The key read-through is not the EPS miss; it is that Cummins is turning the next 12-18 months into an earnings acceleration story by pulling forward demand from a 2027 regulatory reset while simultaneously compressing losses in Accelera. That creates a self-reinforcing setup: stronger truck orders today improve factory utilization, which supports margins just as mix shifts toward higher-content next-gen platforms and power-generation remains structurally tight. The market is effectively paying up for a better 2026-2027 bridge, not for the current quarter. Second-order beneficiaries are upstream content suppliers and downstream customers trying to secure build slots before the next emissions cycle. The biggest hidden lever is supply-chain scarcity: if Cummins is already adding shifts and talking about capacity constraints, lead times become a pricing tool, not just a service metric. That favors names exposed to higher engine content and aftertreatment complexity, while pressuring OEMs that need clean execution more than clean technology. The main risk is that the market is extrapolating peak momentum in power systems and an orderly pre-buy that may not stay orderly.

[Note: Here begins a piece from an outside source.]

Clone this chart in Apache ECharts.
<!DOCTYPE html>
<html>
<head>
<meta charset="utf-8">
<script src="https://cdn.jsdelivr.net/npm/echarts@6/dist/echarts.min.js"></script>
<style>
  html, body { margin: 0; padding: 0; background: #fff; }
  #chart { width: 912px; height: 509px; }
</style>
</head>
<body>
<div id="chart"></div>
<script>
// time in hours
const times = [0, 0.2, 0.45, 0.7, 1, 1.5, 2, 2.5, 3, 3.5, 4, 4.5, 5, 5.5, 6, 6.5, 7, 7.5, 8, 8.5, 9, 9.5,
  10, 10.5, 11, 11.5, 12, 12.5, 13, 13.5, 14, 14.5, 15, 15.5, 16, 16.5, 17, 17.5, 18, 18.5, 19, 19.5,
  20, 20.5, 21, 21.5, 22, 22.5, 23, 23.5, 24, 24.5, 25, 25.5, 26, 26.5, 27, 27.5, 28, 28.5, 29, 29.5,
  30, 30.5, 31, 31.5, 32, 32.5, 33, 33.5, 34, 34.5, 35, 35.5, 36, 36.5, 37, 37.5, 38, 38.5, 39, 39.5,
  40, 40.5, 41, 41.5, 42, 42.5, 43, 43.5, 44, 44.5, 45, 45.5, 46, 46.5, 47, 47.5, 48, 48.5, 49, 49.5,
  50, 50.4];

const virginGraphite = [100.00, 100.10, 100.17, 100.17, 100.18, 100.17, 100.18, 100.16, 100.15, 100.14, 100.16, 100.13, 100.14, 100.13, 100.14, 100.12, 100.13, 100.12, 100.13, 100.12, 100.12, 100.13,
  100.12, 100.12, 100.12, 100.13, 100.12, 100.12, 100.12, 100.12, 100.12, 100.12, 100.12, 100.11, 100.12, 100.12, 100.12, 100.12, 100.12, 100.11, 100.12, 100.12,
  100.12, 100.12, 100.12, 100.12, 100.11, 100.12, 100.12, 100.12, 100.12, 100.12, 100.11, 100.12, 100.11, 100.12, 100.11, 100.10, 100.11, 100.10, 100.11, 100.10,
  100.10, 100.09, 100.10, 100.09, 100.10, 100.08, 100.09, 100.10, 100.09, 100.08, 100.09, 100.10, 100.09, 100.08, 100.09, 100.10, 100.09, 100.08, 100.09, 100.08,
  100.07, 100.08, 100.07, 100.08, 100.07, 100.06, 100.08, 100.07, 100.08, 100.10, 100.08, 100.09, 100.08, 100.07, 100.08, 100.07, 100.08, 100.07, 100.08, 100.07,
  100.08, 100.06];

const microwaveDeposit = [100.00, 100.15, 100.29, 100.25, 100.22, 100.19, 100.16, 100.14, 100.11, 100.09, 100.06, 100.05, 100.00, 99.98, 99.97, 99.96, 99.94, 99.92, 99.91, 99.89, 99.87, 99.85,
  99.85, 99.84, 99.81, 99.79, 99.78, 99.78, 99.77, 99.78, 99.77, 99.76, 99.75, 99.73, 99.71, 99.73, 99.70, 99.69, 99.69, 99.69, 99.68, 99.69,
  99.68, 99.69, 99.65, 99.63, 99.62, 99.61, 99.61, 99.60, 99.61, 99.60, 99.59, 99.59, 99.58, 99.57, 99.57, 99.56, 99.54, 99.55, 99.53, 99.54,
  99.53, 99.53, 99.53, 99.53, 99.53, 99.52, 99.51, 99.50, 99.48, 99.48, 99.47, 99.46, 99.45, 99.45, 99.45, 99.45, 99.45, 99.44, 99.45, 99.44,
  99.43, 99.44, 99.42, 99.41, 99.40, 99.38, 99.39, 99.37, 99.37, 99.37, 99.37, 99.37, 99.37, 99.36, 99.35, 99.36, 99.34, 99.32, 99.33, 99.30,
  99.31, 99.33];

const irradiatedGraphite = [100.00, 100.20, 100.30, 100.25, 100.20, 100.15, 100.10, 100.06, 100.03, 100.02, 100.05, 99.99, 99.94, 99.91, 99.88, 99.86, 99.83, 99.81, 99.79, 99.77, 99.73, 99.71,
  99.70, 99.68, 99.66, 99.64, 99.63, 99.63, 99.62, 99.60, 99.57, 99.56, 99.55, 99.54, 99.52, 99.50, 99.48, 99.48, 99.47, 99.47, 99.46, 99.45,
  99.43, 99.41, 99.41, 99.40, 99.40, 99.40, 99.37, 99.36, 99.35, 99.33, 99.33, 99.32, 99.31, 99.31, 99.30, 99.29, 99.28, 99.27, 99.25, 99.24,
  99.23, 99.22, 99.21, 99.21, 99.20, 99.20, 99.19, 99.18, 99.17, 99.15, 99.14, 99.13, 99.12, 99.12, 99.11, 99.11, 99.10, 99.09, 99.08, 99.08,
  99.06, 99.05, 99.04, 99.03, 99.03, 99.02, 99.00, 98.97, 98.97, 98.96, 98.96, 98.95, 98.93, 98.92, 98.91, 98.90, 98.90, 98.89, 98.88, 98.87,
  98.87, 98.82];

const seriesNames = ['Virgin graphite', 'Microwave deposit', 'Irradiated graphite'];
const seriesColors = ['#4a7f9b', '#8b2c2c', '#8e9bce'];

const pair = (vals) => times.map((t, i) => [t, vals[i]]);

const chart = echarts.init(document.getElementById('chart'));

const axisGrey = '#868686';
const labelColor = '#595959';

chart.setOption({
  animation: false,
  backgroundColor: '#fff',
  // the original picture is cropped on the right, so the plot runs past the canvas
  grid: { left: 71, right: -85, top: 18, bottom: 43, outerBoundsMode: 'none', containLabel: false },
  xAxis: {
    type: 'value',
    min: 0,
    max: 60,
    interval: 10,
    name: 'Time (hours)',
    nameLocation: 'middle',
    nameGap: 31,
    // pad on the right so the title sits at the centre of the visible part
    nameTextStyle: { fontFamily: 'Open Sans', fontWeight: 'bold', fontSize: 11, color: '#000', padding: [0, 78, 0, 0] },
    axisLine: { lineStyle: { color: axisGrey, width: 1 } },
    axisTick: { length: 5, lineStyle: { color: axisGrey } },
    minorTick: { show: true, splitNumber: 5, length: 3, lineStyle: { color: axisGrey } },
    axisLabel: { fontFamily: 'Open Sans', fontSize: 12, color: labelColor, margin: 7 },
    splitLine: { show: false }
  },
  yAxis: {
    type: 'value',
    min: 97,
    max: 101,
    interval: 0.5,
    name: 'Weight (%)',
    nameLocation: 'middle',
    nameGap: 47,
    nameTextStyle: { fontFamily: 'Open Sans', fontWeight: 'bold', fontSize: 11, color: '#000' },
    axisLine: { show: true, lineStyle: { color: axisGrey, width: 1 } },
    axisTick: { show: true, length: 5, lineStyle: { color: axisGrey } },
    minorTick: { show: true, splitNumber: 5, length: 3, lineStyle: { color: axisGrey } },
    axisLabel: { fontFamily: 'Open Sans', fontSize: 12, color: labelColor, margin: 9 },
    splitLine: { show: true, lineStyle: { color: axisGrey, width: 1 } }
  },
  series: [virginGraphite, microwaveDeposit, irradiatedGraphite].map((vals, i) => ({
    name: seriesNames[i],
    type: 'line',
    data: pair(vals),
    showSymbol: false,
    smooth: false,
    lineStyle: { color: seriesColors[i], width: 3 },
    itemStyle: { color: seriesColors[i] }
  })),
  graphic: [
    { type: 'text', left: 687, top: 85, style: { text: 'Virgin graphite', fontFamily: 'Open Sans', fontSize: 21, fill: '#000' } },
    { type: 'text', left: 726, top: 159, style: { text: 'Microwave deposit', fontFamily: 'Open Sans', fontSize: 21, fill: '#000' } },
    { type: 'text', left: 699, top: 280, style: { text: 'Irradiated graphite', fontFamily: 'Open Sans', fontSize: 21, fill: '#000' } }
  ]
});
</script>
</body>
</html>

If the 2027 EPA rule slips, gets watered down, or if freight conditions weaken in H2, the pre-buy narrative can unwind quickly and leave investors with elevated multiples plus tougher comparisons into 2027. The other underappreciated risk is that the valuation now embeds durability in power generation demand that could normalize once data-center capacity additions catch up. Consensus seems too focused on the quarterly EPS noise and too complacent about how much of the upside is already in the stock. Near-term upside is likely capped unless Analyst Day provides a fresh catalyst on 2030 targets and capital deployment; without that, the move looks like a high-confidence re-rate rather than a fresh fundamental inflection. I would fade enthusiasm on the stock into strength unless there is confirmation that 2027 engine content, pricing, and margin expansion can offset a post-pre-buy air pocket.